** Begin Data shown **

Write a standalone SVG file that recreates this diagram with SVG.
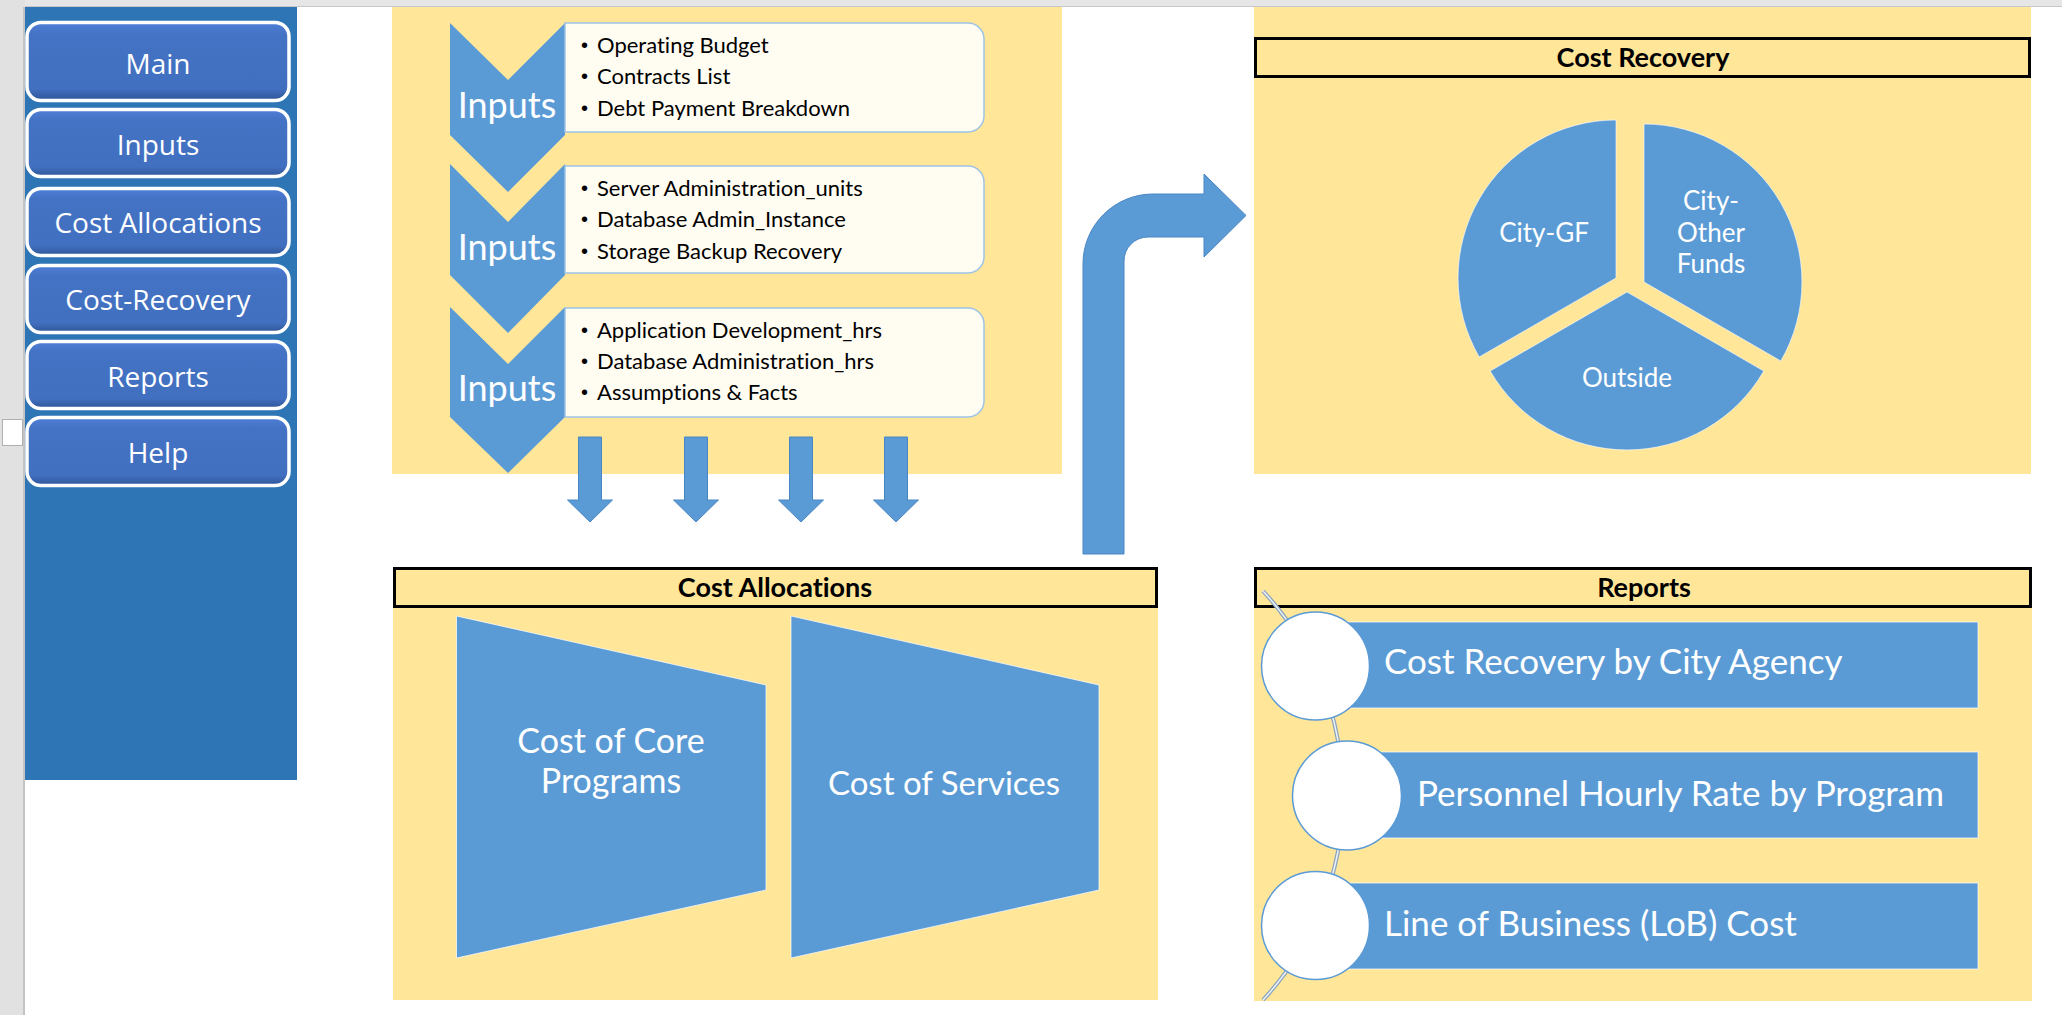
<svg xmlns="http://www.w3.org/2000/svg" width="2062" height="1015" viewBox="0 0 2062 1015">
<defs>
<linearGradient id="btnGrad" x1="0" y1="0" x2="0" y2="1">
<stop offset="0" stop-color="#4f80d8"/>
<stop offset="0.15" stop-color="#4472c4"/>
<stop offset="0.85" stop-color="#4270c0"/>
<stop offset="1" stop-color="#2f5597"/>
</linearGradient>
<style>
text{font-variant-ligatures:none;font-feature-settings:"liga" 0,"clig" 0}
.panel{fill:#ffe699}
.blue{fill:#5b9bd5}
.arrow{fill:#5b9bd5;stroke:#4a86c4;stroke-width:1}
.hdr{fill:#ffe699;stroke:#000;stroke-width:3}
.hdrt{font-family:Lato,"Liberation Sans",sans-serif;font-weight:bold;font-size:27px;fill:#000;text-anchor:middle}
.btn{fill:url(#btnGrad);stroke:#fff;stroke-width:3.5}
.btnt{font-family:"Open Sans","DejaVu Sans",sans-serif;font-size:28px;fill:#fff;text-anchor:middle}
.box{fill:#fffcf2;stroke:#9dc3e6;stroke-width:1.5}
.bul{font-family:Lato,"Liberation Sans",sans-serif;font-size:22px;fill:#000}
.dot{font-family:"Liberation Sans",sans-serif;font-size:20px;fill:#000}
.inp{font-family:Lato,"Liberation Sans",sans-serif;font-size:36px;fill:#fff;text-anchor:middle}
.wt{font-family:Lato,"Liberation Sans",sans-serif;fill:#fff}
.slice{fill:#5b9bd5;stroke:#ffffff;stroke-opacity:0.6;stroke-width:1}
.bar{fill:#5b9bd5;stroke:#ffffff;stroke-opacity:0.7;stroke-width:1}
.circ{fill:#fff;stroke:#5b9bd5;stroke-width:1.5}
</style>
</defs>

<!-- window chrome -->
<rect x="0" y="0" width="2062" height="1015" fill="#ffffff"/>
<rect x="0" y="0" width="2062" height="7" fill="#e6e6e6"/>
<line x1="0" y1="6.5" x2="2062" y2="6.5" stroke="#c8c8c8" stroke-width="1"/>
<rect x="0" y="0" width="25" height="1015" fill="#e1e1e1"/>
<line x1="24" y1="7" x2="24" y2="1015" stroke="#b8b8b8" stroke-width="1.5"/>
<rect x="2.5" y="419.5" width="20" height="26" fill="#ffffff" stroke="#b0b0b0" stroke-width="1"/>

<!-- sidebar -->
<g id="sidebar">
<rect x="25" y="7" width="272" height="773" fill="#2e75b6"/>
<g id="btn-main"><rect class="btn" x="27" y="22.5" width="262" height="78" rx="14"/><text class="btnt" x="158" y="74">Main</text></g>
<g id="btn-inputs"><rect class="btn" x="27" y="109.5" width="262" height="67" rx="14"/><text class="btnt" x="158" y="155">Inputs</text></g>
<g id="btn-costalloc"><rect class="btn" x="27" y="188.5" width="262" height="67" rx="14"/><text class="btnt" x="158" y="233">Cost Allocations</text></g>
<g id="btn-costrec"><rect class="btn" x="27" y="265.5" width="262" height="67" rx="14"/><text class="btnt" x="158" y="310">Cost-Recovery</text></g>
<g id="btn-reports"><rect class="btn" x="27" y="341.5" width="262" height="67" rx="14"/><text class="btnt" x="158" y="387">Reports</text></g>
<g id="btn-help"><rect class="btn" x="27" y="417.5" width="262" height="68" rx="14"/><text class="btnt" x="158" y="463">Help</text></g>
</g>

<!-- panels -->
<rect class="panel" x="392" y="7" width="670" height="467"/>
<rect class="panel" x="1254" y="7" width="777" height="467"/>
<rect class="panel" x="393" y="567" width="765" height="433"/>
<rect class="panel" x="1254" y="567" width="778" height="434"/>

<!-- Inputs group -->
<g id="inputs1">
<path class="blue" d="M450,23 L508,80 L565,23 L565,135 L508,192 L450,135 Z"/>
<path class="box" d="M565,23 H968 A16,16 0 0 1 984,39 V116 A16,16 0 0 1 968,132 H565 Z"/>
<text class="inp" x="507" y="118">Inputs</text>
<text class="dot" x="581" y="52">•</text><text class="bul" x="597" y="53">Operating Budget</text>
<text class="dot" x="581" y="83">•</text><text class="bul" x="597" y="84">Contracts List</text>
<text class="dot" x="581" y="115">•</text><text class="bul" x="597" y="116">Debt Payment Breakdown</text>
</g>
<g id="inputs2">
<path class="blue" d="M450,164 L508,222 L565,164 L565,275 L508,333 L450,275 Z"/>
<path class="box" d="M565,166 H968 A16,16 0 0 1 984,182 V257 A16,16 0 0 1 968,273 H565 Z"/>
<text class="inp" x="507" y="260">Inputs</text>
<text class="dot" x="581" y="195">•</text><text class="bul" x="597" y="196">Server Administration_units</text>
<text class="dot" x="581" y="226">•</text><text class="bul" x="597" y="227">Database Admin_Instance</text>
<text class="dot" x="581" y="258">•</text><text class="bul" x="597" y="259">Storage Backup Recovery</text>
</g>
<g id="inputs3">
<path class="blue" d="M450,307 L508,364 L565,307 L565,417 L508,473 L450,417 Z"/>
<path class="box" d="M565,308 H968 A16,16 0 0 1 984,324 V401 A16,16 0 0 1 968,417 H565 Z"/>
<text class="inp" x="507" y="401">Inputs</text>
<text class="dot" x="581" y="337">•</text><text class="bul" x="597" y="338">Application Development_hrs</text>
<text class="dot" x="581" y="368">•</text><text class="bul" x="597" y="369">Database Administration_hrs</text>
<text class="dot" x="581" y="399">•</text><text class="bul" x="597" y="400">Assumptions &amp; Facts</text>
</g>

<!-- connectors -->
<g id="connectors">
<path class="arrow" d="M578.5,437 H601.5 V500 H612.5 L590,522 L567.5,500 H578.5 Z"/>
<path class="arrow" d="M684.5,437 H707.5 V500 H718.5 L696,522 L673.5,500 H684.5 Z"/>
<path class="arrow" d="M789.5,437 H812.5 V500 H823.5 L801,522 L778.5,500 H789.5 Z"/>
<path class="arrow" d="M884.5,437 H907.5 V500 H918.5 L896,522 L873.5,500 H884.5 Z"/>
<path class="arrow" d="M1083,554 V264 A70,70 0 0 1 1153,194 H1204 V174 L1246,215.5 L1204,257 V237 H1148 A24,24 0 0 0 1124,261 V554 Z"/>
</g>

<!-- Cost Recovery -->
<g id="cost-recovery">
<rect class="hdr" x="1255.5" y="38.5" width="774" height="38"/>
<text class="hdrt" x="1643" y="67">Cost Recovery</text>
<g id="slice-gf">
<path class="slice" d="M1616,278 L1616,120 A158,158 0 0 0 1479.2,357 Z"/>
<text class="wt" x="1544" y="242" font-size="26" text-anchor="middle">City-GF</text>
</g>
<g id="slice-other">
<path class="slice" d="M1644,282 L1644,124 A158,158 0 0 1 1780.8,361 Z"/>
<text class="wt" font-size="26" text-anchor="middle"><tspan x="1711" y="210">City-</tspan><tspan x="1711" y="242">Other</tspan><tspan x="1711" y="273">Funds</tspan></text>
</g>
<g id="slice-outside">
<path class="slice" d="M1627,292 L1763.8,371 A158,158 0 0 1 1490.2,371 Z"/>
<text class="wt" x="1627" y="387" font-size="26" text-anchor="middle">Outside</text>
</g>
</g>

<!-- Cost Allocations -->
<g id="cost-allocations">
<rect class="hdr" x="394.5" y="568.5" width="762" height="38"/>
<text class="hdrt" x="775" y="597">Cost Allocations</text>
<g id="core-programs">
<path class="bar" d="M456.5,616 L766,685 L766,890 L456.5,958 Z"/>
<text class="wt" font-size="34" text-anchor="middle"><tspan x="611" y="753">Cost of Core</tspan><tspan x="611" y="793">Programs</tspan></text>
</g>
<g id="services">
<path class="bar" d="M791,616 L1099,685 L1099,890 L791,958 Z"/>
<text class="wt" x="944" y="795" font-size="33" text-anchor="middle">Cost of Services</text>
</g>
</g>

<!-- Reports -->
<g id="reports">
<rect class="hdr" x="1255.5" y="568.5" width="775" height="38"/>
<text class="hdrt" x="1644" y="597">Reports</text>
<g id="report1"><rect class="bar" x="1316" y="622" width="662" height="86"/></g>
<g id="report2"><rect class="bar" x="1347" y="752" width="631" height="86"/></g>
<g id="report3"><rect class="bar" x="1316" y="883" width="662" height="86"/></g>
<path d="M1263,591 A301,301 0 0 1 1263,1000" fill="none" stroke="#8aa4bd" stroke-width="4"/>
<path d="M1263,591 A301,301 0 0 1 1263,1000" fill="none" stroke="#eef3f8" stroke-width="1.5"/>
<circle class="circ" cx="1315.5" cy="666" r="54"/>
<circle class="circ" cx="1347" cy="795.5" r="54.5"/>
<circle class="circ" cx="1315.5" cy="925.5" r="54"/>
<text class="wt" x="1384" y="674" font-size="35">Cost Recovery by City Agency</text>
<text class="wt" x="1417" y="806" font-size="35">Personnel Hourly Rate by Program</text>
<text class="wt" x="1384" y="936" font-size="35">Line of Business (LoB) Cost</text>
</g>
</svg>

** End Data shown **
** Begin Data shown **

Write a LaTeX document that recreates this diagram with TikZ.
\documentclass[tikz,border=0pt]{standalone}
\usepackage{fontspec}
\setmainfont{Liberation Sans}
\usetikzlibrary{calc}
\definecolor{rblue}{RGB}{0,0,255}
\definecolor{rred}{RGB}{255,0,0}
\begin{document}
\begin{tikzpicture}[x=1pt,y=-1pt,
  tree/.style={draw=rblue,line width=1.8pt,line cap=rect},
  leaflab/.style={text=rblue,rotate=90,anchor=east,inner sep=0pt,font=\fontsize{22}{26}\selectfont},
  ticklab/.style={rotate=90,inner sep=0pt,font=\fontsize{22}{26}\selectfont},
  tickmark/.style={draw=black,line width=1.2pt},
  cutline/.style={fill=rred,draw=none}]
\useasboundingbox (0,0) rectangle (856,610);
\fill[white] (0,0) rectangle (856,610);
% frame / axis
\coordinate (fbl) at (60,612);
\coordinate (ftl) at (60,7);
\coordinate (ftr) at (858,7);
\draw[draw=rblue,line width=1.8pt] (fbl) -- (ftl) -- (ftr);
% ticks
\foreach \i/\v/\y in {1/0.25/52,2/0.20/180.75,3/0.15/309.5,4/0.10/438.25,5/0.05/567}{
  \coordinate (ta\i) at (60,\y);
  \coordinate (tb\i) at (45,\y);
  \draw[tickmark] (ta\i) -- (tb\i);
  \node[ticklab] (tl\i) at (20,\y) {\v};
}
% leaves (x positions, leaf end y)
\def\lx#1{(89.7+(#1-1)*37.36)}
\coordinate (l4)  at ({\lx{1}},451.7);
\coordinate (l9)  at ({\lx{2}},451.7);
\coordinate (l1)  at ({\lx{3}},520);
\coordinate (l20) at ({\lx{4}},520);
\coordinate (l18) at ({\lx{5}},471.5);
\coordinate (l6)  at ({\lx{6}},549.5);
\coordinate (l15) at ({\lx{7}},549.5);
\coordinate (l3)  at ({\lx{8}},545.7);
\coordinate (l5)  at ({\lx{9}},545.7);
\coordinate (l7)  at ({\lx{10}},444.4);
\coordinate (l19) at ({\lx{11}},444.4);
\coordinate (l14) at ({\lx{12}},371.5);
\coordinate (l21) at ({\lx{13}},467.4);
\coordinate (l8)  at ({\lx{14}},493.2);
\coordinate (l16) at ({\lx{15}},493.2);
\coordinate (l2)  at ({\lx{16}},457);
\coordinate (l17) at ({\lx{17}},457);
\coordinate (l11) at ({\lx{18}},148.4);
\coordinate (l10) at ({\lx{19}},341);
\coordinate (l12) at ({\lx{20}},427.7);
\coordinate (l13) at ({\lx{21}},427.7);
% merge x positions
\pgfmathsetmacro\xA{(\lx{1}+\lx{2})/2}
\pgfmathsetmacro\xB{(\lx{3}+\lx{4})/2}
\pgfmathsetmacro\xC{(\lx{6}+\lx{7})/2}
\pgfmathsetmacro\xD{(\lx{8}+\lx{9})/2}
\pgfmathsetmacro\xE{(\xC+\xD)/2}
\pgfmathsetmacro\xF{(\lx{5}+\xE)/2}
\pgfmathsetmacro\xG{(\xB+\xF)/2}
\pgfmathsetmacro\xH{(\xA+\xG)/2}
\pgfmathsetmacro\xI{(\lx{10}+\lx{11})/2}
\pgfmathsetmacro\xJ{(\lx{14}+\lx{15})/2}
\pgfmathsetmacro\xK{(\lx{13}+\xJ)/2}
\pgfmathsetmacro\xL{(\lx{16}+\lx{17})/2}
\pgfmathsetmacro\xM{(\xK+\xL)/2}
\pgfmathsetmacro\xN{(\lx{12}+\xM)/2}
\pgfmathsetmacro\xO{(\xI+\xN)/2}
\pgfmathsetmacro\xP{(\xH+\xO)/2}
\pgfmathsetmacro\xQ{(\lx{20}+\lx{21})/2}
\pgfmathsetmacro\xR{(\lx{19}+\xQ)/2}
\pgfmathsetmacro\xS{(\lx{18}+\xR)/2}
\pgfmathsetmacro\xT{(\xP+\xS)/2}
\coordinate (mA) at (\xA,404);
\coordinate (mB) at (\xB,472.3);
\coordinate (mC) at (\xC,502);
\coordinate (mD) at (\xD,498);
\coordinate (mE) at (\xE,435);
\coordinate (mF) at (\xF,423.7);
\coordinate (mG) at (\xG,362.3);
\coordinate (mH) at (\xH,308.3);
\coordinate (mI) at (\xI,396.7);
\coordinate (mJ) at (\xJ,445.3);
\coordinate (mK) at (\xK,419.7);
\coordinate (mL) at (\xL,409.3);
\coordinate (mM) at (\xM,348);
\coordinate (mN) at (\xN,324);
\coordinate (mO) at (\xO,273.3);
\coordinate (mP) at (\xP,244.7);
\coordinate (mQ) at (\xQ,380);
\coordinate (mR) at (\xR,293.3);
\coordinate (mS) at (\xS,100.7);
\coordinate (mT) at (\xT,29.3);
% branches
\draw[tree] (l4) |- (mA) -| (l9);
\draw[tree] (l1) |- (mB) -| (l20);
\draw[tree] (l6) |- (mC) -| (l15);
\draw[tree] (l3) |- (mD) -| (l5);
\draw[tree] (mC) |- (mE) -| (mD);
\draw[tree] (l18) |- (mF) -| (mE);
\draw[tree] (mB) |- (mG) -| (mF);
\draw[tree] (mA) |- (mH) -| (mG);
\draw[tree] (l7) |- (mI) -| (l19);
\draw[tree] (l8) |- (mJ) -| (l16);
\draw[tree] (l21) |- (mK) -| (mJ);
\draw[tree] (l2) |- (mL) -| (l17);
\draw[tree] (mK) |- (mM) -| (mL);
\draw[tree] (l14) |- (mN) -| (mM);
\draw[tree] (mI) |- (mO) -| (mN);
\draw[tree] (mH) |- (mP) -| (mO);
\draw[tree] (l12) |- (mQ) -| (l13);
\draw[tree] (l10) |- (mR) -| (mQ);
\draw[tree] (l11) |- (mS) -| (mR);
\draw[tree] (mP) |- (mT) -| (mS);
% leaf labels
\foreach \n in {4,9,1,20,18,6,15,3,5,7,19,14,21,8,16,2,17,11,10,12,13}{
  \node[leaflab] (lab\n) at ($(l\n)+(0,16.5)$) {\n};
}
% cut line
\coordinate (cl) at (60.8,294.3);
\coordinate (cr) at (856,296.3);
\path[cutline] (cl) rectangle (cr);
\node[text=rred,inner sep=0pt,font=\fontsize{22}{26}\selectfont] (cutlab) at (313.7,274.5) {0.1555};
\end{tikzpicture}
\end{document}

** End Data shown **
** Begin Data shown **

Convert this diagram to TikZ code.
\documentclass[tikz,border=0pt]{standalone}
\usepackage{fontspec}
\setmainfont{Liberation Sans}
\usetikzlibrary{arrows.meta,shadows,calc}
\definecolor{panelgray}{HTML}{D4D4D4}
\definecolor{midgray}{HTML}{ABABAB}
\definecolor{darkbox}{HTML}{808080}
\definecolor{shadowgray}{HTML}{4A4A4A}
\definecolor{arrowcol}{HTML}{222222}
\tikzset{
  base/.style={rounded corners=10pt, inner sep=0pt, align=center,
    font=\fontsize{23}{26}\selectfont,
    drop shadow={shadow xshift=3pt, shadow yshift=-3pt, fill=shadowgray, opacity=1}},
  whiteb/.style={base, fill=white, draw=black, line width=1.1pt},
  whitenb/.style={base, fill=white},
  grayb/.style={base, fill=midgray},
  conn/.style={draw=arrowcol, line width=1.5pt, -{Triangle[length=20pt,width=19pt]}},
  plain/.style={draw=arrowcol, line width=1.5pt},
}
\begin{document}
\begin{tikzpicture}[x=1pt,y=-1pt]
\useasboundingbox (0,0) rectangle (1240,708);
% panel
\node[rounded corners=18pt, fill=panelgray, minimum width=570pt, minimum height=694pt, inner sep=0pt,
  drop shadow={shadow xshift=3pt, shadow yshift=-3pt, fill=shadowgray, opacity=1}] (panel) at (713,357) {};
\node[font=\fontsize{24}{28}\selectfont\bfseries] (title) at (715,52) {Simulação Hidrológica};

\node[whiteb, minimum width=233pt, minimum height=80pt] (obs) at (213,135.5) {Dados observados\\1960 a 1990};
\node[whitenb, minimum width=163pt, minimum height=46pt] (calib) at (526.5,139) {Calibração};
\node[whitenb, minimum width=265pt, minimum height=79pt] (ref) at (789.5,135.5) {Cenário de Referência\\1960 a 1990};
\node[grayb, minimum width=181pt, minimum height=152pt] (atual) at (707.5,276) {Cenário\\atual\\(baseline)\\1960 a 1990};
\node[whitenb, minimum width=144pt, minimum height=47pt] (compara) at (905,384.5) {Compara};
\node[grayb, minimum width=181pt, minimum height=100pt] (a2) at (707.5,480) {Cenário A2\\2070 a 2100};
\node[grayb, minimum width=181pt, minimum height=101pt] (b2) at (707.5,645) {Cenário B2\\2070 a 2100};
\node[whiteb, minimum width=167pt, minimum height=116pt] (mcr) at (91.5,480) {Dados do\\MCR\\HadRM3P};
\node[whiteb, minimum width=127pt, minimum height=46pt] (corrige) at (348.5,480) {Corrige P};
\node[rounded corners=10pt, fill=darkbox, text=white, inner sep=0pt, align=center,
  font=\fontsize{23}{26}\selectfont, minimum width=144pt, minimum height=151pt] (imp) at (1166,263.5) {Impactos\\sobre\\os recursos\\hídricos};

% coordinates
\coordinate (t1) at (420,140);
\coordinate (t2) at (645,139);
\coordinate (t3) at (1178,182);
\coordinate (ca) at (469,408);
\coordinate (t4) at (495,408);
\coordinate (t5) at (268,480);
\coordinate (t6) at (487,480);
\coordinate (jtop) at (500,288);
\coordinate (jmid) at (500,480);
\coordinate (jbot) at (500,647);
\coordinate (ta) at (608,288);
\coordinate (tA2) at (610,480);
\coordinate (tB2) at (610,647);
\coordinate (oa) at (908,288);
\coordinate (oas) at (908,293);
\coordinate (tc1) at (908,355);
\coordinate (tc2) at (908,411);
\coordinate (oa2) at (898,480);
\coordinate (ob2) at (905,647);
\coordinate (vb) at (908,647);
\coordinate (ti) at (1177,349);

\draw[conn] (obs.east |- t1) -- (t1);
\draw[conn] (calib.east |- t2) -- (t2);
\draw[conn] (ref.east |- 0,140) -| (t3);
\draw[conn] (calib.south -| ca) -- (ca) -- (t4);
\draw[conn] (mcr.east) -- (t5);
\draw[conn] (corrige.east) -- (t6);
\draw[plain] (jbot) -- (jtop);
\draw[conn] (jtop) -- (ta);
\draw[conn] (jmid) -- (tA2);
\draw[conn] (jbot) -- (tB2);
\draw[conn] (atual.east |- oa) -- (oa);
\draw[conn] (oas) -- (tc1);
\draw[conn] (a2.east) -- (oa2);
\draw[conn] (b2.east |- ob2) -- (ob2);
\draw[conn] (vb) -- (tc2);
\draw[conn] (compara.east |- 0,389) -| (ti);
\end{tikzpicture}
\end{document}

** End Data shown **

■ Exercise
Using the records above, copy every line that has the word "this" in it.

■ Output of the task
Write a standalone SVG file that recreates this diagram with SVG.
Write a LaTeX document that recreates this diagram with TikZ.
Convert this diagram to TikZ code.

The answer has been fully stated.